Fly On The Wall

“I know I’m south of the Mason-Dixon line when my cornbread ain’t sweet,” Jon says over the chatter of my Buddhist friends as we gather to celebrate Alan’s 52nd birthday. He goes on to expound on the differences between sweet cornbread and true (Southern) cornbread.

Meanwhile Tharpa is lost to his own melodies, heart caught up in the soft chestnut wood of his hand built flamenco guitar, each note landing like drops of chocolate dropped onto the tongue. His wife Kim plays with her new digital camera from across the table. Click. “Now that, that right there,” she says showing me the image, “is the man I love. His true colors.”

It is a weeknight and I have a full day tomorrow. There is writing and reading yet to be done, cleaning at home to do, a sore throat growing hotter by the minute, and yet…I am sixty miles from home in a suburban, antique house among spiritual friends in a yellow kitchen with a copper painted ceiling. We drink margaritas, chant our Ki-Ki-So-So’s, toast again with sparkling wine, then kisses all around and yes, life is so sweet.
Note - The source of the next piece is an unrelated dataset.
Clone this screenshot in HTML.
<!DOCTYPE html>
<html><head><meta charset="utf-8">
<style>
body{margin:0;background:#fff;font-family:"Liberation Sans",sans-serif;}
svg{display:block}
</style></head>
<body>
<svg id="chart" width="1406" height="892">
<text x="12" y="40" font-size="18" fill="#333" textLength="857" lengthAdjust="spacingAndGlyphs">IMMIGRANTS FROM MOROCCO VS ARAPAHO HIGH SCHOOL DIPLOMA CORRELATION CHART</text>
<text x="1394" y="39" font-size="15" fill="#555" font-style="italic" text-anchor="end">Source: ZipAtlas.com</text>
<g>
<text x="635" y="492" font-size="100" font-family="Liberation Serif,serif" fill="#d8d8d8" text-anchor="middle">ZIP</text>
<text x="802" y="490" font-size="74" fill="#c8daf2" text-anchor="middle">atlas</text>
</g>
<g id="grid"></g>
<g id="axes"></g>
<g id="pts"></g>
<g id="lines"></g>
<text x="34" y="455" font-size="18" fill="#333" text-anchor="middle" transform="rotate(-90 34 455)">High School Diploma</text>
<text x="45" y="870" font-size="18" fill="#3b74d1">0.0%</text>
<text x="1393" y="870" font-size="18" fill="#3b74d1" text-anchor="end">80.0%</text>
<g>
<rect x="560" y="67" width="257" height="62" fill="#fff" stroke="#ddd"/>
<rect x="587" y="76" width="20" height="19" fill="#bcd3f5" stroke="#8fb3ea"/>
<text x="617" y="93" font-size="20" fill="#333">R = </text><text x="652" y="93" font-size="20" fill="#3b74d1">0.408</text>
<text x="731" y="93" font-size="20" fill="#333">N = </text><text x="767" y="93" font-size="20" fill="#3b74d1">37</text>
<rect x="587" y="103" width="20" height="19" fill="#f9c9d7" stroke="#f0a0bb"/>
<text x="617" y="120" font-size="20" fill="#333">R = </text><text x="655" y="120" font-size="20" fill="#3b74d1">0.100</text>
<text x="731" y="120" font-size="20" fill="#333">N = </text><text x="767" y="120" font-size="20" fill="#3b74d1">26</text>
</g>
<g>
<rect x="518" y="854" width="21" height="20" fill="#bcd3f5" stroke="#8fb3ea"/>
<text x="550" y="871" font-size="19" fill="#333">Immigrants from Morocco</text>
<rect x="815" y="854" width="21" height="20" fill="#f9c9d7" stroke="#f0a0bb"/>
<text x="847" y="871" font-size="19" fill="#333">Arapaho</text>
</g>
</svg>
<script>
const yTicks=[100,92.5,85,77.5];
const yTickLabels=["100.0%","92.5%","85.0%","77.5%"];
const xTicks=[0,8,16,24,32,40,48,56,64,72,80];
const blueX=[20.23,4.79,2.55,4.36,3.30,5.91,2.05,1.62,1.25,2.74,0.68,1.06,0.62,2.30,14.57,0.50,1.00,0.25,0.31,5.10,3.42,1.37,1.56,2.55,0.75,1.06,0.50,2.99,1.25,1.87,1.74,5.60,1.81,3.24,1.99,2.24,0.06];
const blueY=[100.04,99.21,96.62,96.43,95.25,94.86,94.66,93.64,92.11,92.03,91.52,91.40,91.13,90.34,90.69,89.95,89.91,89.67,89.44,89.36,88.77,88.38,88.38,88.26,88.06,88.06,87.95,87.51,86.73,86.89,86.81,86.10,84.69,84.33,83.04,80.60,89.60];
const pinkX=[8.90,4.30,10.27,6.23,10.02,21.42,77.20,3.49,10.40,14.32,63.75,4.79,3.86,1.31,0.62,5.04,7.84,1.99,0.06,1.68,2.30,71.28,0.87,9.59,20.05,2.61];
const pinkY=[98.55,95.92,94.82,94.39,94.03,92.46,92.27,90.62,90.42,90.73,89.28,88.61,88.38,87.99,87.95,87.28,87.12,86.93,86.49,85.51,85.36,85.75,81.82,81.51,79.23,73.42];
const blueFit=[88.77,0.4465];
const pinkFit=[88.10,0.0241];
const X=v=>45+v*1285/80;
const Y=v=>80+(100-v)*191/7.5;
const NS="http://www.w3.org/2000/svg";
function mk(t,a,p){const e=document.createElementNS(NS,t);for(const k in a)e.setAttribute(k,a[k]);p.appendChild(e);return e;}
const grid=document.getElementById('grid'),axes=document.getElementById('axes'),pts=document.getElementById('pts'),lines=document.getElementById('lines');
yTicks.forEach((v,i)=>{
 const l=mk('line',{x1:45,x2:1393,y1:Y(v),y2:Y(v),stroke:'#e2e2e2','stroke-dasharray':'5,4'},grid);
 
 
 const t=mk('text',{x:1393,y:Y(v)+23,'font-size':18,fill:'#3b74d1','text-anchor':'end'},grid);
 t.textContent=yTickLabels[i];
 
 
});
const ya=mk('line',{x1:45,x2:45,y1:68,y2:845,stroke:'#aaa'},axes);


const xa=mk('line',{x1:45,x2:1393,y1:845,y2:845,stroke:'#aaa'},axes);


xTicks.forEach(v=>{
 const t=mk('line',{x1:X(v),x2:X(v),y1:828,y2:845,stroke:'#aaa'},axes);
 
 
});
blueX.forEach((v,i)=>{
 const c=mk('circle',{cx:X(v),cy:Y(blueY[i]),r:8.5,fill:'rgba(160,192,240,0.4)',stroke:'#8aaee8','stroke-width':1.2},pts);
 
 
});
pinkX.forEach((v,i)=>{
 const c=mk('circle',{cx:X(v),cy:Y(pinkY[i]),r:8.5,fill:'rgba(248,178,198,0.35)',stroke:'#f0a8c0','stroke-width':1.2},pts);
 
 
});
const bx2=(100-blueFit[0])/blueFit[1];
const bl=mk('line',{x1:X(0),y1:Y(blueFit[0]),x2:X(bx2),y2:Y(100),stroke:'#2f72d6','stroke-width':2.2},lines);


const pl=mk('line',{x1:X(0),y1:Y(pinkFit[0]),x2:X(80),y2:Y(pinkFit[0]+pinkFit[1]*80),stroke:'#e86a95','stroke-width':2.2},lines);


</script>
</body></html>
When I shake my head no, as the French-Canadian hostess and new bride of the birthday man refills my glass, she winks her wood-brown eyes and says with her charming, dramatic accent: “Au contraire, just four more drops my dear,” then fills my glass up to the salt. “Oui, oui, c’est bon,” I reply.
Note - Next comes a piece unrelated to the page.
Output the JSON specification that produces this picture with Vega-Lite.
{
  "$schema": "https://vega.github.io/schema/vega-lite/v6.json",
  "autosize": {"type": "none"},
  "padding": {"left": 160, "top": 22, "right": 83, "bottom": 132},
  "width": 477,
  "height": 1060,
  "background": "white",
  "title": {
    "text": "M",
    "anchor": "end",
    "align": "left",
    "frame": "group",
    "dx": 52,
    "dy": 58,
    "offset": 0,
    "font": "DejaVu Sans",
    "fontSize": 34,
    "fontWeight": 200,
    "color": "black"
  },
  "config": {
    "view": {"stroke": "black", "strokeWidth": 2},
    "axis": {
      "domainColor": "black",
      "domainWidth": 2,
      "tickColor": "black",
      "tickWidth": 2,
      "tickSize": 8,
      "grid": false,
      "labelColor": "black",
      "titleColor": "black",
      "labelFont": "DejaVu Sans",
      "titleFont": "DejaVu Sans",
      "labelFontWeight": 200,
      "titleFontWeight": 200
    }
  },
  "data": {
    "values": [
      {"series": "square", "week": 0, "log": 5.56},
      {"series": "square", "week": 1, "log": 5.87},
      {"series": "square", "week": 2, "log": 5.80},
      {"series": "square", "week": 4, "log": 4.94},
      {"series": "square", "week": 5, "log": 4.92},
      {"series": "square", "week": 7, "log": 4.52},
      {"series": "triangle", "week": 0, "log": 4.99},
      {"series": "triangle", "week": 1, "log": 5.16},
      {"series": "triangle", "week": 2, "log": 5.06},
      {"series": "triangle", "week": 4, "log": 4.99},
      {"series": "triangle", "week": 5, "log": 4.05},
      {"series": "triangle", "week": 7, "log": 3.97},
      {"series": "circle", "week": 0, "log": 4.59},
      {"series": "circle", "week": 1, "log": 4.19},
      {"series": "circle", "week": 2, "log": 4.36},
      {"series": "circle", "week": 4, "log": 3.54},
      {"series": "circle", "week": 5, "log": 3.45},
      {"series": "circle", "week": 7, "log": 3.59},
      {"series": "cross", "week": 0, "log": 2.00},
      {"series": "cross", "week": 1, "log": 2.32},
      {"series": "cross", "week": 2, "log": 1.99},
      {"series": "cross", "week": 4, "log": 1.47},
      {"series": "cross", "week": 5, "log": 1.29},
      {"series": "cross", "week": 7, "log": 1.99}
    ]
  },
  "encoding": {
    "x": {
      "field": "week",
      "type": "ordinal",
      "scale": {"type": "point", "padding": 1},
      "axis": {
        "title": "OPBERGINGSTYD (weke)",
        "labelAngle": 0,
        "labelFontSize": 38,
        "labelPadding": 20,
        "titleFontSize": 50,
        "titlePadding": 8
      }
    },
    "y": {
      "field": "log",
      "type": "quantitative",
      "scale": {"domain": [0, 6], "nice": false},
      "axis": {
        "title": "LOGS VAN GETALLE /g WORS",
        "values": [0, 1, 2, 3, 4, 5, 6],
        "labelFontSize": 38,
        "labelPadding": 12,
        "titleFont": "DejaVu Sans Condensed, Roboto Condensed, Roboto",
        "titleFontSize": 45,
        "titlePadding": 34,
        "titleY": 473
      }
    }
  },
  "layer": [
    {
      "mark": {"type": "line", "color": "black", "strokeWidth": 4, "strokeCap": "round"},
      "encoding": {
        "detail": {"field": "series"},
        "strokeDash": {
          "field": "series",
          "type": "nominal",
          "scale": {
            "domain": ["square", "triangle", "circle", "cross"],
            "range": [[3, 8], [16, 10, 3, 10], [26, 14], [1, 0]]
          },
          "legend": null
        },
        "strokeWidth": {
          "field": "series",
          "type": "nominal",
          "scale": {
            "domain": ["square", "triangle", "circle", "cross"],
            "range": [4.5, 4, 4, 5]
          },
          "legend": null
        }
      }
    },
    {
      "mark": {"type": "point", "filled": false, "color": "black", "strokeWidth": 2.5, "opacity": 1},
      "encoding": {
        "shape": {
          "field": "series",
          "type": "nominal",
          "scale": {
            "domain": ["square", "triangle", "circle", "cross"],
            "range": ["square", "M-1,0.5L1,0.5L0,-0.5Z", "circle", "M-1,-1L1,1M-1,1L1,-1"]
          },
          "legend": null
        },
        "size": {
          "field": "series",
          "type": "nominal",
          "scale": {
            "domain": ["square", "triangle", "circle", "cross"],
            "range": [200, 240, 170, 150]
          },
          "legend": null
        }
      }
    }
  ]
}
She sits down then, for the first time in a while, her hand softly falling into Alan’s lap. They do not make eye contact as he is caught up in conversation with Jack about real estate, but they make contact all the same. Charlotte is eccentric in the most beautiful ways, holding herself with the pride of a town square statue but so much more life. In a tipsy moment, she later confesses to me that she shops at TJ Max and laughs louder than everyone at all her parties. But eccentric can be beautiful, just like sale items at any store can be a find and laughs are the eloquent verbal slivers of our souls.

I watch the couple further, enraptured by their obvious love. I see how they talk without speaking, understand without hearing, touch without seeing. I think how later they will make love, their two children asleep one story above the master bedroom. How deep their love is, like the ocean they just vacationed at for the first time as a new family. I think how commitment must change everything – completely eliminating the question of being alone for all eternity and therefore finally allowing a resting place for true lovers to really meet. Maybe it is something like Ringo’s Octopus’ Garden – some song and dance, very special, often private, sometimes a party, but occasionally suffocating (like the water on all sides).
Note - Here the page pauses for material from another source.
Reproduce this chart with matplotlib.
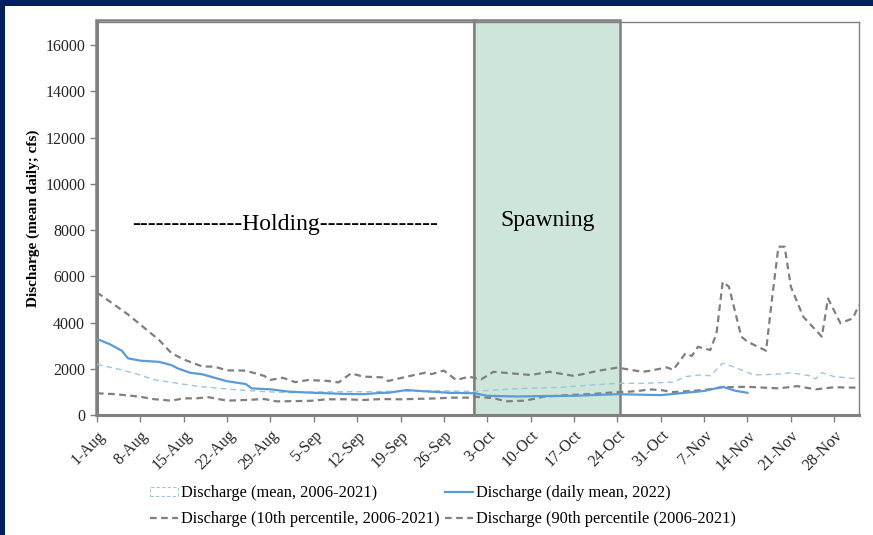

The table of friends is rich with light and laughter, song and dance. Tharpa plays Chuck Berrry, Grateful Dead, and The Allman Brothers. I sing a Bulgarian chant and Kim snaps photos unbeknownst to me. “See, you’re a queen,” she says, showing me the image. “Oh, she is so classic,” says Charlotte. “Like the Greeks.”

And I must have frowned, or at least I was too tired to smile, because then she adds: “Ahh, but we don’t see ourselves so kindly. We are not to loving of ourselves,” Charlotte keeps one eye on me. I hesitate to correct her, knowing there are three margaritas running through my blood– but in my heart I just think, No, no. It’s not that same old story. Some days I see and feel the beauty. Some days I allow it, almost as simply as sleeping in on a Sunday. It’s really just that when I drink I’m occasionally lonely for a man. I retreat into myself and my empty heart beat echoes in my eardrums as if it were pounding in the bottom of a well.

When I get home, well into Friday, already considering the number of espresso shots it will take for me to get through opening shift at the coffeehouse, I am under the weather, sick, fading like sunlight into the soft horizon of sleep, comfort of bed, staleness of pillow, smooth fit of pajamas.